THE REQUEST: The entries below contain pictures. Retype everything except those pictures, exactly as given.

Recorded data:

^^^^

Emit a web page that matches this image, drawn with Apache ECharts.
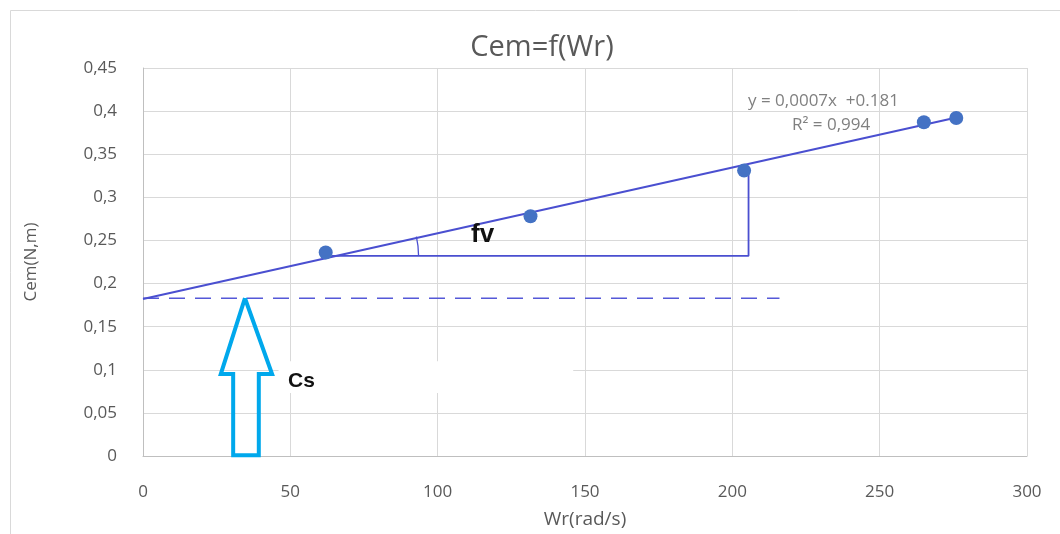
<!DOCTYPE html>
<html><head><meta charset="utf-8">
<script src="https://cdn.jsdelivr.net/npm/echarts@6/dist/echarts.min.js"></script>
<style>html,body{margin:0;padding:0;background:#fff}#c{width:1060px;height:534px}</style>
</head><body><div id="c"></div>
<script>
// Measured points Cem = f(Wr)
const wr = [62, 131.5, 204, 265, 276];
const cem = [0.236, 0.278, 0.331, 0.387, 0.392];
// Trendline end points
const trendLine = [[0, 0.182], [278, 0.394]];
// Cs dashed level
const csLine = [[0, 0.183], [216, 0.183]];
// fv triangle
const fvTriangle = [[64, 0.232], [205.5, 0.232], [205.5, 0.334]];
// Cs arrow outline
const arrowOutline = [[34.6, 0.183], [43.8, 0.095], [39.3, 0.095], [39.3, 0.001], [30.6, 0.001], [30.6, 0.095], [26.4, 0.095], [34.6, 0.183]];
// white patch area
const patch = [[46, 0.073], [146, 0.11]];
const yTicks = ['0','0,05','0,1','0,15','0,2','0,25','0,3','0,35','0,4','0,45'];

const chart = echarts.init(document.getElementById('c'));
const gray = '#595959';
chart.setOption({
  animation: false,
  backgroundColor: '#fff',
  title: {text: 'Cem=f(Wr)', left: 537, top: 28, textAlign: 'center',
    textStyle: {fontFamily: 'Open Sans', fontSize: 29, fontWeight: 'normal', color: gray}},
  grid: {left: 143, right: 33, top: 68, bottom: 78, outerBoundsMode: 'none', containLabel: false},
  xAxis: {type: 'value', min: 0, max: 300, interval: 50,
    name: 'Wr(rad/s)', nameLocation: 'middle', nameGap: 54,
    nameTextStyle: {fontFamily: 'Open Sans', fontSize: 19, color: gray},
    axisLine: {show: true, lineStyle: {color: '#bfbfbf'}}, axisTick: {show: false},
    axisLabel: {margin: 28, fontFamily: 'Open Sans', fontSize: 17, color: gray},
    splitLine: {show: true, lineStyle: {color: '#d9d9d9'}}},
  yAxis: {type: 'value', min: 0, max: 0.45, interval: 0.05,
    name: 'Cem(N,m)', nameLocation: 'middle', nameGap: 103,
    nameTextStyle: {fontFamily: 'Open Sans', fontSize: 17, color: gray},
    axisLine: {show: true, lineStyle: {color: '#bfbfbf'}}, axisTick: {show: false},
    axisLabel: {margin: 26, fontFamily: 'Open Sans', fontSize: 17, color: gray,
      formatter: (v) => yTicks[Math.round(v / 0.05)]},
    splitLine: {show: true, lineStyle: {color: '#d9d9d9'}}},
  graphic: [
    {type: 'rect', shape: {x: 10.5, y: 10.5, width: 1200, height: 700}, style: {fill: 'none', stroke: '#d9d9d9', lineWidth: 1}, z: -1},
    {type: 'text', left: 748, top: 93, style: {text: 'y = 0,0007x  +0.181', font: '17px "Open Sans"', fill: '#808080'}, z: 10},
    {type: 'text', left: 792, top: 117, style: {text: 'R² = 0,994', font: '17px "Open Sans"', fill: '#808080'}, z: 10},
    {type: 'text', left: 471, top: 222, style: {text: 'fv', font: 'bold 26px "Liberation Sans"', fill: '#111'}, z: 10},
    {type: 'text', left: 288, top: 371, style: {text: 'Cs', font: 'bold 21px "Liberation Sans"', fill: '#111'}, z: 10}
  ],
  series: [
    {type: 'custom', silent: true, z: 1, data: [0],
      renderItem: (p, api) => {
        const a = api.coord(patch[0]), b = api.coord(patch[1]);
        return {type: 'rect', shape: {x: a[0], y: b[1], width: b[0] - a[0], height: a[1] - b[1]}, style: {fill: '#fff'}};
      }},
    {type: 'line', data: csLine, symbol: 'none', silent: true, z: 3,
      lineStyle: {color: '#5558d8', width: 1.5, type: [16, 10]}},
    {type: 'line', data: fvTriangle, symbol: 'none', silent: true, z: 3,
      lineStyle: {color: '#4a4fd0', width: 1.8}},
    {type: 'custom', silent: true, z: 3, data: [0],
      renderItem: (p, api) => {
        const c = api.coord(fvTriangle[0]);
        return {type: 'arc', shape: {cx: c[0], cy: c[1], r: 87, startAngle: -0.225, endAngle: 0, clockwise: true},
          style: {stroke: '#4a4fd0', lineWidth: 1.3, fill: 'none'}};
      }},
    {type: 'line', data: arrowOutline, symbol: 'none', silent: true, z: 4,
      lineStyle: {color: '#00a8ec', width: 4, join: 'miter'}},
    {type: 'line', data: trendLine, symbol: 'none', silent: true, z: 5,
      lineStyle: {color: '#4a4fd0', width: 2}},
    {type: 'scatter', data: wr.map((x, i) => [x, cem[i]]), symbolSize: 14, z: 6,
      itemStyle: {color: '#4472c4', opacity: 1}}
  ]
});
</script></body></html>
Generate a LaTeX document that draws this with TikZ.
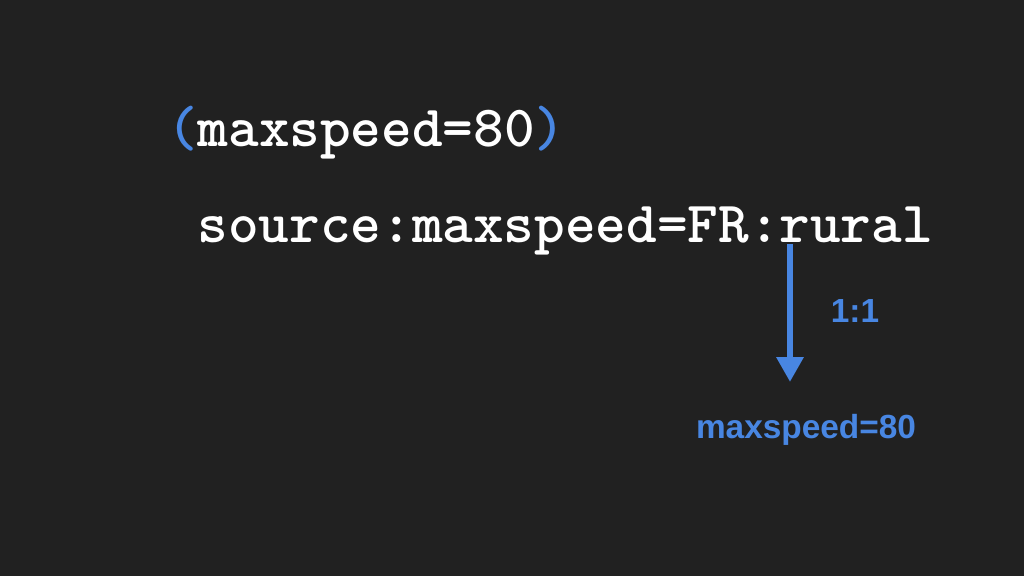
\documentclass[tikz,border=0pt]{standalone}
\usepackage{fontspec}
\setmainfont{Liberation Sans}
\setsansfont{Liberation Sans}
\usepackage{xcolor}
\definecolor{bgdark}{RGB}{33, 33, 33}
\definecolor{keyblue}{RGB}{72, 134, 226}
\usepackage{tikz}
\usetikzlibrary{arrows.meta, positioning}

\begin{document}
\begin{tikzpicture}[
      tagtxt/.style={inner sep=0pt, anchor=base west, text=white, font=\fontsize{16.6}{19}\selectfont\ttfamily\bfseries},
      outtxt/.style={inner sep=0pt, anchor=base, text=keyblue, font=\fontsize{9.5}{11}\selectfont\sffamily\bfseries},
      arr/.style={-{Triangle[length=2.5mm, width=2.6mm]}, line width=1.85pt, keyblue}
  ]
    % Background
    \fill[bgdark] (0, 0) rectangle (10.24, 5.76);
    \useasboundingbox (0, 0) rectangle (10.24, 5.76);

    % Tags
    \node[tagtxt] (tagin) at (1.665, 4.30) {\textcolor{keyblue}{(}maxspeed=80\textcolor{keyblue}{)}};
    \node[tagtxt] (tagsrc) at (1.97, 3.34) {source:maxspeed=FR:rural};

    % Result
    \node[outtxt] (ratio) at (8.55, 2.54) {1:1};
    \node[outtxt] (tagout) at (8.06, 1.38) {maxspeed=80};

    % Connection
    \coordinate (arrtop) at (7.9, 3.32);
    \coordinate (arrend) at (7.9, 1.94);
    \draw[arr] (arrtop) -- (arrend);
  \end{tikzpicture}
\end{document}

^^^^

RESULT OF THIS EXERCISE:
Emit a web page that matches this image, drawn with Apache ECharts.
<!DOCTYPE html>
<html><head><meta charset="utf-8">
<script src="https://cdn.jsdelivr.net/npm/echarts@6/dist/echarts.min.js"></script>
<style>html,body{margin:0;padding:0;background:#fff}#c{width:1060px;height:534px}</style>
</head><body><div id="c"></div>
<script>
// Measured points Cem = f(Wr)
const wr = [62, 131.5, 204, 265, 276];
const cem = [0.236, 0.278, 0.331, 0.387, 0.392];
// Trendline end points
const trendLine = [[0, 0.182], [278, 0.394]];
// Cs dashed level
const csLine = [[0, 0.183], [216, 0.183]];
// fv triangle
const fvTriangle = [[64, 0.232], [205.5, 0.232], [205.5, 0.334]];
// Cs arrow outline
const arrowOutline = [[34.6, 0.183], [43.8, 0.095], [39.3, 0.095], [39.3, 0.001], [30.6, 0.001], [30.6, 0.095], [26.4, 0.095], [34.6, 0.183]];
// white patch area
const patch = [[46, 0.073], [146, 0.11]];
const yTicks = ['0','0,05','0,1','0,15','0,2','0,25','0,3','0,35','0,4','0,45'];

const chart = echarts.init(document.getElementById('c'));
const gray = '#595959';
chart.setOption({
  animation: false,
  backgroundColor: '#fff',
  title: {text: 'Cem=f(Wr)', left: 537, top: 28, textAlign: 'center',
    textStyle: {fontFamily: 'Open Sans', fontSize: 29, fontWeight: 'normal', color: gray}},
  grid: {left: 143, right: 33, top: 68, bottom: 78, outerBoundsMode: 'none', containLabel: false},
  xAxis: {type: 'value', min: 0, max: 300, interval: 50,
    name: 'Wr(rad/s)', nameLocation: 'middle', nameGap: 54,
    nameTextStyle: {fontFamily: 'Open Sans', fontSize: 19, color: gray},
    axisLine: {show: true, lineStyle: {color: '#bfbfbf'}}, axisTick: {show: false},
    axisLabel: {margin: 28, fontFamily: 'Open Sans', fontSize: 17, color: gray},
    splitLine: {show: true, lineStyle: {color: '#d9d9d9'}}},
  yAxis: {type: 'value', min: 0, max: 0.45, interval: 0.05,
    name: 'Cem(N,m)', nameLocation: 'middle', nameGap: 103,
    nameTextStyle: {fontFamily: 'Open Sans', fontSize: 17, color: gray},
    axisLine: {show: true, lineStyle: {color: '#bfbfbf'}}, axisTick: {show: false},
    axisLabel: {margin: 26, fontFamily: 'Open Sans', fontSize: 17, color: gray,
      formatter: (v) => yTicks[Math.round(v / 0.05)]},
    splitLine: {show: true, lineStyle: {color: '#d9d9d9'}}},
  graphic: [
    {type: 'rect', shape: {x: 10.5, y: 10.5, width: 1200, height: 700}, style: {fill: 'none', stroke: '#d9d9d9', lineWidth: 1}, z: -1},
    {type: 'text', left: 748, top: 93, style: {text: 'y = 0,0007x  +0.181', font: '17px "Open Sans"', fill: '#808080'}, z: 10},
    {type: 'text', left: 792, top: 117, style: {text: 'R² = 0,994', font: '17px "Open Sans"', fill: '#808080'}, z: 10},
    {type: 'text', left: 471, top: 222, style: {text: 'fv', font: 'bold 26px "Liberation Sans"', fill: '#111'}, z: 10},
    {type: 'text', left: 288, top: 371, style: {text: 'Cs', font: 'bold 21px "Liberation Sans"', fill: '#111'}, z: 10}
  ],
  series: [
    {type: 'custom', silent: true, z: 1, data: [0],
      renderItem: (p, api) => {
        const a = api.coord(patch[0]), b = api.coord(patch[1]);
        return {type: 'rect', shape: {x: a[0], y: b[1], width: b[0] - a[0], height: a[1] - b[1]}, style: {fill: '#fff'}};
      }},
    {type: 'line', data: csLine, symbol: 'none', silent: true, z: 3,
      lineStyle: {color: '#5558d8', width: 1.5, type: [16, 10]}},
    {type: 'line', data: fvTriangle, symbol: 'none', silent: true, z: 3,
      lineStyle: {color: '#4a4fd0', width: 1.8}},
    {type: 'custom', silent: true, z: 3, data: [0],
      renderItem: (p, api) => {
        const c = api.coord(fvTriangle[0]);
        return {type: 'arc', shape: {cx: c[0], cy: c[1], r: 87, startAngle: -0.225, endAngle: 0, clockwise: true},
          style: {stroke: '#4a4fd0', lineWidth: 1.3, fill: 'none'}};
      }},
    {type: 'line', data: arrowOutline, symbol: 'none', silent: true, z: 4,
      lineStyle: {color: '#00a8ec', width: 4, join: 'miter'}},
    {type: 'line', data: trendLine, symbol: 'none', silent: true, z: 5,
      lineStyle: {color: '#4a4fd0', width: 2}},
    {type: 'scatter', data: wr.map((x, i) => [x, cem[i]]), symbolSize: 14, z: 6,
      itemStyle: {color: '#4472c4', opacity: 1}}
  ]
});
</script></body></html>
Generate a LaTeX document that draws this with TikZ.
\documentclass[tikz,border=0pt]{standalone}
\usepackage{fontspec}
\setmainfont{Liberation Sans}
\setsansfont{Liberation Sans}
\usepackage{xcolor}
\definecolor{bgdark}{RGB}{33, 33, 33}
\definecolor{keyblue}{RGB}{72, 134, 226}
\usepackage{tikz}
\usetikzlibrary{arrows.meta, positioning}

\begin{document}
\begin{tikzpicture}[
      tagtxt/.style={inner sep=0pt, anchor=base west, text=white, font=\fontsize{16.6}{19}\selectfont\ttfamily\bfseries},
      outtxt/.style={inner sep=0pt, anchor=base, text=keyblue, font=\fontsize{9.5}{11}\selectfont\sffamily\bfseries},
      arr/.style={-{Triangle[length=2.5mm, width=2.6mm]}, line width=1.85pt, keyblue}
  ]
    % Background
    \fill[bgdark] (0, 0) rectangle (10.24, 5.76);
    \useasboundingbox (0, 0) rectangle (10.24, 5.76);

    % Tags
    \node[tagtxt] (tagin) at (1.665, 4.30) {\textcolor{keyblue}{(}maxspeed=80\textcolor{keyblue}{)}};
    \node[tagtxt] (tagsrc) at (1.97, 3.34) {source:maxspeed=FR:rural};

    % Result
    \node[outtxt] (ratio) at (8.55, 2.54) {1:1};
    \node[outtxt] (tagout) at (8.06, 1.38) {maxspeed=80};

    % Connection
    \coordinate (arrtop) at (7.9, 3.32);
    \coordinate (arrend) at (7.9, 1.94);
    \draw[arr] (arrtop) -- (arrend);
  \end{tikzpicture}
\end{document}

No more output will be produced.